In the United States, CNN’s Middle East editor, Octavia Nasr, paid a steep price for putting out a complimentary tweet on Fadlallah after news of his death. She had announced: “Sad to hear of the passing of Sayyed Mohammad Hussein Fadlallah… One of Hezbollah’s giants I respect a lot.” Earlier this week she was fired by the company despite having issued a statement clarifying her views, which included a compulsory denunciation of his endorsement of suicide attacks.
These reactions were less suggestive than those from Iran and from within the Lebanese Shia community pointing to Fadlallah’s contentious relationships with Tehran and with Hezbollah. But in their own way they did tell us something quite disturbing, and we can accentuate that something by noting the low-key response, especially among Westerners and Westernized Arab liberals, to the death on Monday of the Egyptian scholar of Islam Nasr Hamed Abu Zeid.
In 1995, Abu Zeid made headlines when the Cairo Court of Appeals ruled in favor of a plaintiff who sought to forcibly divorce him from his wife, on the grounds that he was an apostate. What had angered Abu Zeid’s detractors was that he advocated an interpretive approach to the Quran, treating it as a text worthy of discussion, against a more rigid approach that deals with the holy book as the inviolable word of God. The Egyptian Islamic Jihad called for Abu Zeid to be killed, and because of the increasingly intimidating atmosphere prevailing in Egypt he left the country, eventually resettling in Holland.

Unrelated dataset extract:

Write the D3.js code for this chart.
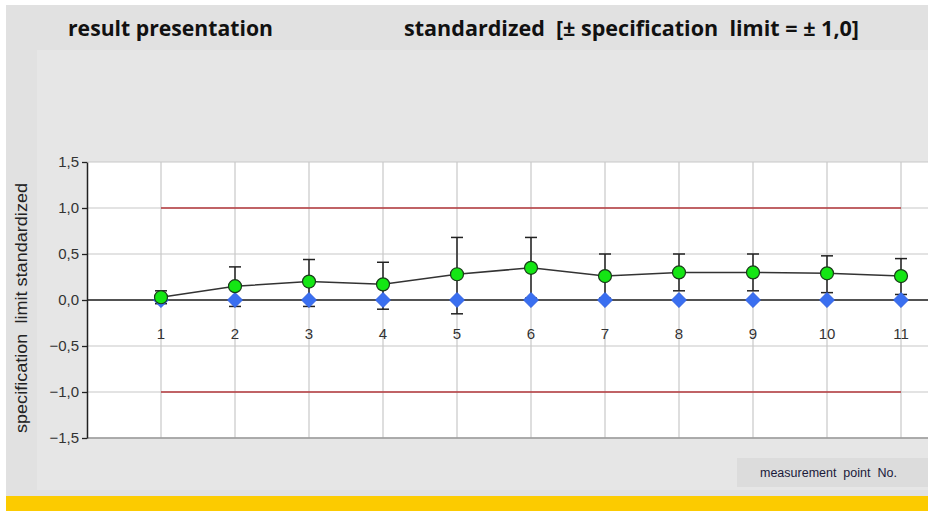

What the tributes to Fadlallah show us, against the backdrop of the relative silence surrounding Abu Zeid’s death throughout the Middle East, is that things are out of kilter when it comes to liberalism in the region. An essentially conservative cleric has been played up as the vanguard of progressiveness and dialogue, while a scholar who sought to introduce a freethinking outlook toward religion, who had to go into exile to escape possible assassination, departed from this world with little comment – certainly not from the British ambassador to Egypt, Dominic Asquith, who also hosts a personal embassy blog.
Who is guilty of this state of affairs? Spread the blame around. When those who shape Arab opinion – foreign representatives and Arab journalists and academics – can’t get their priorities straight, don’t expect others to get theirs straight either. Fadlallah was a fascinating individual, worthy of study and, at times, esteem. But in reading the passages used to describe him, you get a powerful sense that the accolades were really directed at an imagined Fadlallah, the product of the authors’ yearning to conjure up a tolerant Islam in clerical garb.
That’s where the problem lies. Why should diplomats and publicists strive so hard to seek the higher liberal virtues, above all dialogue and broadmindedness, in what is among the most insular recesses of Muslim societies, the clergy, while habitually ignoring those Arabs who display such virtues in their everyday life – in their scholarship, lifestyle or profession? Are the clerics and the Muslim traditionalists perceived as more authentic? Does giving rare courageous liberals their due mean taking something away from the Arab world in general, which so many Westerners and Westernized Arabs want to believe in, usually against the West, the source of imperialisms past?
These questions merit an answer, if only so that the Nasr Hamed Abu Zeids of this world are left with more choices than banishment.